She was asked an ignorant question.
Why would the Commerce Secretary have something timely to say about employment revisions released by the Bureau of Labor Statistics at the Labor Department?
It's not her area. I wouldn't expect her to know anything about it, and if I had a brain I wouldn't bother asking her.
Commerce and Labor are two separate cabinet level departments and have been since 1913.
I don't expect the Commerce Secretary to have the latest labor information anymore than I expect the Labor Secretary to be able to respond to the latest GDP report produced by the BEA at the Commerce Dept.
But all the ignorami on the right, but I repeat myself, are up in arms over this. It's embarrassing.
What's really going on here is outrage over the size of the revision, which is the largest since 2009.
Republicans want to say Biden and Harris have been lying about the jobs numbers for a year to make themselves look better.
That's a crock. The initial benchmark revisions occur every year around this time, and their size should be no surprise since the Employment Situation Summary every month contains revisions upon revisions upon revisions of prior months. This happens all the time, and if you know you know that this year the numbers have been particularly susceptible of large revisions, criticism, and expressed suspicions from the FOMC members on down.
But total nonfarm payrolls have always been this way.
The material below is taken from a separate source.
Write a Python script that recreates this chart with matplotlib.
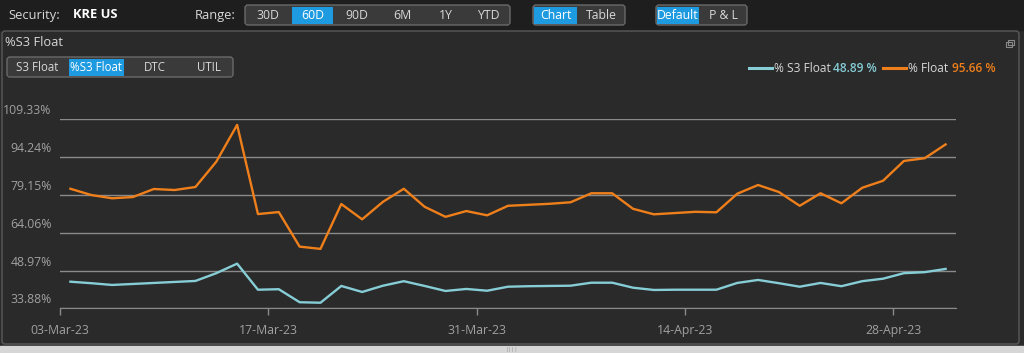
import matplotlib
matplotlib.use("Agg")
import matplotlib.pyplot as plt
import matplotlib.transforms as mtransforms
from matplotlib.patches import FancyBboxPatch, Rectangle

plt.rcParams["font.family"] = ["Open Sans", "DejaVu Sans"]

BG = "#2a2a2a"
TOPBAR = "#1e1e1e"
BORDER = "#5a5a5a"
GRID = "#8a8a8a"
LABEL = "#a0a0a0"
TEXT = "#d8d8d8"
BLUE = "#1e9ae0"
BTN = "#3a3a3a"
ORANGE = "#ef7f1a"
CYAN = "#86cdd6"

# business-day index 0..42 starting 03-Mar-23
tick_labels = ["03-Mar-23", "17-Mar-23", "31-Mar-23", "14-Apr-23", "28-Apr-23"]
y_ticks = [33.88, 48.97, 64.06, 79.15, 94.24, 109.33]

pct_float = [81.6, 79.1, 77.8, 78.3, 81.5, 81.1, 82.3, 92.4, 107.1, 71.5,
             72.3, 58.5, 57.6, 75.5, 69.4, 76.4, 81.6, 74.4, 70.4, 72.7,
             71.0, 74.8, 75.2, 75.6, 76.2, 79.8, 79.8, 73.6, 71.4, 71.9,
             72.4, 72.2, 79.6, 83.1, 80.3, 74.8, 79.8, 75.8, 82.0, 84.8,
             92.7, 93.8, 99.3]
pct_s3_float = [44.5, 43.9, 43.2, 43.6, 44.0, 44.4, 44.8, 47.9, 51.7, 41.3,
                41.5, 36.3, 36.1, 42.8, 40.4, 42.9, 44.7, 42.8, 40.8, 41.6,
                40.9, 42.5, 42.7, 42.8, 42.9, 44.1, 44.1, 42.1, 41.2, 41.3,
                41.3, 41.3, 44.0, 45.2, 43.9, 42.5, 44.0, 42.7, 44.7, 45.7,
                47.9, 48.3, 49.6]
legend_s3 = "48.89 %"
legend_float = "95.66 %"

range_buttons = ["30D", "60D", "90D", "6M", "1Y", "YTD"]
tabs = ["S3 Float", "%S3 Float", "DTC", "UTIL"]

W, H = 1024, 353
fig = plt.figure(figsize=(W / 100, H / 100), dpi=100)
fig.patch.set_facecolor(BG)

# UI layer in pixel coordinates
ui = fig.add_axes([0, 0, 1, 1], zorder=0)
ui.set_xlim(0, W)
ui.set_ylim(H, 0)
ui.axis("off")

ui.add_patch(Rectangle((0, 0), W, 30, color=TOPBAR))
ui.add_patch(FancyBboxPatch((2, 31), 1017, 313, boxstyle="round,pad=0,rounding_size=3",
                            fc=BG, ec=BORDER, lw=1))
ui.add_patch(Rectangle((0, 346), W, 7, color="#d6d6d6"))
ui.text(512, 350, "||||", color="#888888", fontsize=4, ha="center", va="center")

ui.text(8, 15, "Security:", color=TEXT, fontsize=9.3, va="center")
ui.text(73, 15, "KRE US", color="white", fontsize=9.3, fontweight="bold", va="center")
ui.text(195, 15, "Range:", color=TEXT, fontsize=9.3, va="center")


def button_group(x0, edges, labels, selected, y0, h, size=8.8):
    ui.add_patch(FancyBboxPatch((x0, y0), edges[-1] - x0, h,
                                boxstyle="round,pad=0,rounding_size=3",
                                fc=BTN, ec="#6a6a6a", lw=1, zorder=1))
    left = x0
    for i, (right, lab) in enumerate(zip(edges, labels)):
        fc = BLUE if i == selected else BTN
        ui.add_patch(Rectangle((left + 1, y0 + 1.5), right - left - 2, h - 3, fc=fc, ec="none", zorder=2))
        ui.text((left + right) / 2, y0 + h / 2 + 0.5, lab, color="white" if i == selected else TEXT,
                fontsize=size, ha="center", va="center", zorder=3)
        left = right


button_group(245, [291, 334, 380, 424, 467, 510], range_buttons, 1, 5, 20)
button_group(533, [578, 625], ["Chart", "Table"], 0, 5, 20)
button_group(656, [700, 747], ["Default", "P & L"], 0, 5, 20)

ui.text(5, 43, "%S3 Float", color=TEXT, fontsize=9.3, va="center")
button_group(7, [68, 125, 185, 233], tabs, 1, 57, 20, size=8.3)

# restore icon
ui.add_patch(Rectangle((1006, 42), 6, 5, fc="none", ec="#8a8a8a", lw=0.8))
ui.add_patch(Rectangle((1008, 39.5), 6, 5, fc="none", ec="#8a8a8a", lw=0.8))

# legend
ui.plot([749, 772], [68, 68], color=CYAN, lw=2.2)
ui.text(774, 68, "% S3 Float", color=TEXT, fontsize=8.6, va="center")
ui.text(833, 68, legend_s3, color=CYAN, fontsize=8.6, fontweight="semibold", va="center")
ui.plot([883, 906], [68, 68], color=ORANGE, lw=2.2)
ui.text(908, 68, "% Float", color=TEXT, fontsize=8.6, va="center")
ui.text(952, 68, legend_float, color=ORANGE, fontsize=8.6, fontweight="semibold", va="center")

# chart axes
left, right, top, bottom = 60, 956, 119.3, 308.3
ax = fig.add_axes([left / W, (H - bottom) / H, (right - left) / W, (bottom - top) / H], zorder=2)
ax.set_facecolor("none")
x = list(range(len(pct_float)))
ax.plot(x, pct_s3_float, color=CYAN, lw=1.7, solid_joinstyle="round", clip_on=False)
ax.plot(x, pct_float, color=ORANGE, lw=1.7, solid_joinstyle="round", clip_on=False)

ax.set_xlim(-0.5, len(x) - 0.5)
ax.set_ylim(y_ticks[0], y_ticks[-1])
ax.set_yticks(y_ticks)
ax.set_yticklabels([f"{v:.2f}%" for v in y_ticks])
ax.set_xticks([-0.5 + 10 * i for i in range(len(tick_labels))])
ax.set_xticklabels(tick_labels)
ax.grid(axis="y", color=GRID, lw=1)
ax.tick_params(axis="y", length=0, pad=6, labelcolor=LABEL, labelsize=8.8)
ax.tick_params(axis="x", length=5, width=1, color=GRID, pad=6, labelcolor=LABEL, labelsize=8.8)
offset = mtransforms.ScaledTranslation(0, 0.10, fig.dpi_scale_trans)
for lab in ax.get_yticklabels():
    lab.set_transform(lab.get_transform() + offset)
for side in ["left", "right", "top"]:
    ax.spines[side].set_visible(False)
ax.spines["bottom"].set_color(GRID)

fig.savefig("out.png", dpi=100, facecolor=BG)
They are quick and dirty on any day. I gave up following them in favor of other measures precisely because it involves securing jello on a galley plate in high seas, and I have better things to do.
Full time employment, measured with other data, around 50% of population under Joe Biden hasn't been great, and it hasn't been awful either. In my arrogant opinion, following total nonfarm and its endless stream of revisions is a fool's errand.
Even more foolish to get upset about it when plenty of other indicators show that employment up until this summer has been "secularly tight", as one economist likes to put it. Continued claims for unemployment have been steady as she goes since late 2021.
The slight recent elevation in these claims numbers is consistent with a softening of employment, which I have noted elsewhere in regard to full time jobs.
The bloom is off the rose it seems, but the preliminary total nonfarm benchmark revision down 819,000 is a problem with that model, not a sign of a sudden problem with employment.